[Start of ENTRIES SUPPLIED]

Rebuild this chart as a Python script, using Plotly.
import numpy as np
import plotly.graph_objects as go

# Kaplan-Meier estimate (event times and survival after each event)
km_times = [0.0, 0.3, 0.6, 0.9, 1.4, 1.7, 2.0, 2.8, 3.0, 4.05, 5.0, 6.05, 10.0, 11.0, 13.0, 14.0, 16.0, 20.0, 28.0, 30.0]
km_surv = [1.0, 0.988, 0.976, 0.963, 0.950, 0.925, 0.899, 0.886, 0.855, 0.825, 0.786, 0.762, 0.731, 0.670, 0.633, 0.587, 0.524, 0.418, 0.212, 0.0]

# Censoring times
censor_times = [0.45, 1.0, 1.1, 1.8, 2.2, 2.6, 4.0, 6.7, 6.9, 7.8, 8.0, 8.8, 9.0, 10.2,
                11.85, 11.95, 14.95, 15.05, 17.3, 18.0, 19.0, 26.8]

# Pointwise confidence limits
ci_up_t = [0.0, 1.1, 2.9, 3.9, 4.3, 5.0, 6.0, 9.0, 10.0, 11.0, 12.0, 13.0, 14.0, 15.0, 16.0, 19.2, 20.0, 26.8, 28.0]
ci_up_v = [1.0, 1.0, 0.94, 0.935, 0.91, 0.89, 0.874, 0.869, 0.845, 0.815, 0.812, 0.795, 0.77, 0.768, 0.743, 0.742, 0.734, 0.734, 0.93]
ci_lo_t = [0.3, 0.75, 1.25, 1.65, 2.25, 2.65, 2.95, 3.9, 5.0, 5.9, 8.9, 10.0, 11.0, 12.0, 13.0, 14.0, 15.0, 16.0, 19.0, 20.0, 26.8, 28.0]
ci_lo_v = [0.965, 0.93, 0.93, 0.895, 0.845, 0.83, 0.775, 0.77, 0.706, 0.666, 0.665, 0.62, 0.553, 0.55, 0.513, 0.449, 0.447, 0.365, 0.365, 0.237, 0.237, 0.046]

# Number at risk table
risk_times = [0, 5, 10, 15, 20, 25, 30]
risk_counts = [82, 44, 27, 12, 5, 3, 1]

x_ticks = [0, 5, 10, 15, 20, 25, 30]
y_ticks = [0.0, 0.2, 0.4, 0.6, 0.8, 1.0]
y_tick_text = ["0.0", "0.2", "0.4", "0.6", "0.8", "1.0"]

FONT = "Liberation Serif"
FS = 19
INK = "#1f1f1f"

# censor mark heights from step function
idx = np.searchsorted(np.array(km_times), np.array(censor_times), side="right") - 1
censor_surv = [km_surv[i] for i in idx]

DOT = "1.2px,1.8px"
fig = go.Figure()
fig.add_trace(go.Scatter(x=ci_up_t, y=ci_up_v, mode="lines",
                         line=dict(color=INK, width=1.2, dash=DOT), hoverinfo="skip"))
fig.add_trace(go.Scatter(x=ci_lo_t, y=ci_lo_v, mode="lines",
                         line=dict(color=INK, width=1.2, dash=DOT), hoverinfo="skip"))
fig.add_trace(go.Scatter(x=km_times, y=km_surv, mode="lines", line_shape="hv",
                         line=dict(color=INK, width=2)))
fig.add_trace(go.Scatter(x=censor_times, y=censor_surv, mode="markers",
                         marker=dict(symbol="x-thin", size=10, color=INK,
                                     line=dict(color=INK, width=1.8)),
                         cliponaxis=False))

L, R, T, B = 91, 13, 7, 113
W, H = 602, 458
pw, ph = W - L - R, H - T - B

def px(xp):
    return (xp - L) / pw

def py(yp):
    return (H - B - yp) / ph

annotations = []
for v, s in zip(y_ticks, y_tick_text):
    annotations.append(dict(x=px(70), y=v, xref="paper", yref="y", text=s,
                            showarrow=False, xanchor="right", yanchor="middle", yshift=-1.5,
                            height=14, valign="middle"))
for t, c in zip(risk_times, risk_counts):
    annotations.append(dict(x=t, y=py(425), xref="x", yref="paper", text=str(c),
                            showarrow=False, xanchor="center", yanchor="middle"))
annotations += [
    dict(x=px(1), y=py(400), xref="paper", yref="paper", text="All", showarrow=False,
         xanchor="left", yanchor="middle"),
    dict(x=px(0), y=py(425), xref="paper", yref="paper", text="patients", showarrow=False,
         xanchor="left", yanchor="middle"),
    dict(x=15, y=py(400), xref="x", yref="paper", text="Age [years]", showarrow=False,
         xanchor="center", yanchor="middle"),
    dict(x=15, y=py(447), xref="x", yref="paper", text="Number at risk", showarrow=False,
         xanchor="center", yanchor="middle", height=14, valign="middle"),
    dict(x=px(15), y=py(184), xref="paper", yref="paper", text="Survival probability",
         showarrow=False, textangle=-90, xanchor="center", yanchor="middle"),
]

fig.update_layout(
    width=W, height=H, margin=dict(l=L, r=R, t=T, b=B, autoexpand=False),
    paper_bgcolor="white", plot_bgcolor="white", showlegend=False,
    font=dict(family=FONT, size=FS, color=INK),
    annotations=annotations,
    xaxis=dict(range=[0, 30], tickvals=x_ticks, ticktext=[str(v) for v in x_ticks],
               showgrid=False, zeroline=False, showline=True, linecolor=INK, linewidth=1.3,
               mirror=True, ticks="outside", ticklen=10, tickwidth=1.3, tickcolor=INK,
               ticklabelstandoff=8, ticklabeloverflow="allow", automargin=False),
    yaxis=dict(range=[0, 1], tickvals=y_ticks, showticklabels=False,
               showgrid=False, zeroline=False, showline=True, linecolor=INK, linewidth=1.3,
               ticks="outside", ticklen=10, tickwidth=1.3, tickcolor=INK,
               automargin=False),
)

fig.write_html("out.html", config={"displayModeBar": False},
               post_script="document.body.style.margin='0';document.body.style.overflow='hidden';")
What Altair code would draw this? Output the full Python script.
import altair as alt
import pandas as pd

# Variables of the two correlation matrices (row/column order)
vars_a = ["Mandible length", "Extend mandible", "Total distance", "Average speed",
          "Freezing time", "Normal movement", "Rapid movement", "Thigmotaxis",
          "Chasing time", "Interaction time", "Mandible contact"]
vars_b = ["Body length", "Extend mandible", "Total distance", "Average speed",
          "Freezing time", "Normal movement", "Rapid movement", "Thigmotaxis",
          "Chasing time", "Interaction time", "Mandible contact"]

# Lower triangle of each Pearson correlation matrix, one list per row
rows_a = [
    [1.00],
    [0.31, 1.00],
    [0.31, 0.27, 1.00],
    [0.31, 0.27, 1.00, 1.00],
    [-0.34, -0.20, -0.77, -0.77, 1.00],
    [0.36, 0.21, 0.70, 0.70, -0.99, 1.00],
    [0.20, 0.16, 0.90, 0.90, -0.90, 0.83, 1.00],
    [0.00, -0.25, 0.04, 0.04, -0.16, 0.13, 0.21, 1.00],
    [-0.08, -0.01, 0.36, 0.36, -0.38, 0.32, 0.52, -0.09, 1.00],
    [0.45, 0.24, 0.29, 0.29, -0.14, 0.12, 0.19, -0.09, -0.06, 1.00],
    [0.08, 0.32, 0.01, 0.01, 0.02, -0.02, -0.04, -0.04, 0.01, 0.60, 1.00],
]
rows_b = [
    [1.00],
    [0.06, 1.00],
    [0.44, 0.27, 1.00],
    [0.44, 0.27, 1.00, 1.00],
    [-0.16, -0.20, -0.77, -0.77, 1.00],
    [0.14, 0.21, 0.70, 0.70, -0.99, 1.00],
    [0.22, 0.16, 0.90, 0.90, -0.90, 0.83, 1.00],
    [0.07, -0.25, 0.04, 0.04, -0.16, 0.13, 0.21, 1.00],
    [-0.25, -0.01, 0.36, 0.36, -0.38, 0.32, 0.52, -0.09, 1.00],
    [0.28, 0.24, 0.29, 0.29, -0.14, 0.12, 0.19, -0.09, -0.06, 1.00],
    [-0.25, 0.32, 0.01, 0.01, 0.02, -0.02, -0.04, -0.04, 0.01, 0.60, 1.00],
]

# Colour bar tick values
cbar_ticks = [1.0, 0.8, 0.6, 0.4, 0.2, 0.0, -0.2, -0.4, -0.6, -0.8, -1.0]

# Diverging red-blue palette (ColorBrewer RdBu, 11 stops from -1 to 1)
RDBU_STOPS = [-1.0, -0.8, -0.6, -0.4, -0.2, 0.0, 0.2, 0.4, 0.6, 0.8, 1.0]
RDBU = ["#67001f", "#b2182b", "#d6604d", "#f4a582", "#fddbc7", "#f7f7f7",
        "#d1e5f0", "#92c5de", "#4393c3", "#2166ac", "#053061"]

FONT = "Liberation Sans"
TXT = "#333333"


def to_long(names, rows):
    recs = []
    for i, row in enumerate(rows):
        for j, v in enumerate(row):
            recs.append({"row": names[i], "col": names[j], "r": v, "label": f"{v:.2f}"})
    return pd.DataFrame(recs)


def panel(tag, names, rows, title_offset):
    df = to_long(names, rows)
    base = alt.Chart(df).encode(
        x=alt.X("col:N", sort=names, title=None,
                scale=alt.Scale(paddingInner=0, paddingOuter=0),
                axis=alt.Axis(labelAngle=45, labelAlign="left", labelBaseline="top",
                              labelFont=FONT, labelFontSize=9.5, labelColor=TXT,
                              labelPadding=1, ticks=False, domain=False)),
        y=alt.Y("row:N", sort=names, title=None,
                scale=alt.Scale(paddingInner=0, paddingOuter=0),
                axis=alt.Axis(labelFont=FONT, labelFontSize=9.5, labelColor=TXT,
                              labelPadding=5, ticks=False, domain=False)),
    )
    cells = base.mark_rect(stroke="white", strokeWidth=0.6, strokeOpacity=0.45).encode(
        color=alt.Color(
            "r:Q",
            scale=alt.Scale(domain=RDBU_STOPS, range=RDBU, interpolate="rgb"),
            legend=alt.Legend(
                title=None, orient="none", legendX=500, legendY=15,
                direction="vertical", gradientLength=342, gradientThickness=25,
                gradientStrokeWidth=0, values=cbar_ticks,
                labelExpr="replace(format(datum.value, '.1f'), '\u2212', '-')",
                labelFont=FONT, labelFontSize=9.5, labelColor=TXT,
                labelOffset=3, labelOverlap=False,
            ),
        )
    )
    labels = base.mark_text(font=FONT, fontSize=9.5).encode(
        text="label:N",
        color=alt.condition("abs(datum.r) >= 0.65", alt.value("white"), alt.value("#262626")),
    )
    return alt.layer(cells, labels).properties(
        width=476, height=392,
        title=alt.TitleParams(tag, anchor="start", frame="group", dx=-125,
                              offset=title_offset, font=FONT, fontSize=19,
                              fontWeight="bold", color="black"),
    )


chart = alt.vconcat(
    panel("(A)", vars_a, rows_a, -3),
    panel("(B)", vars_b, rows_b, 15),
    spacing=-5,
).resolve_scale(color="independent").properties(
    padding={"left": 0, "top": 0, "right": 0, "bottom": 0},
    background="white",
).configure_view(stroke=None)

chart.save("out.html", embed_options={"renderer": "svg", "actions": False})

[End of ENTRIES SUPPLIED]

** WHAT YOU HAVE TO DO **
Search the records for the string "Python" and return every line in which it occurs.

** RESPONSE **
Rebuild this chart as a Python script, using Plotly.
What Altair code would draw this? Output the full Python script.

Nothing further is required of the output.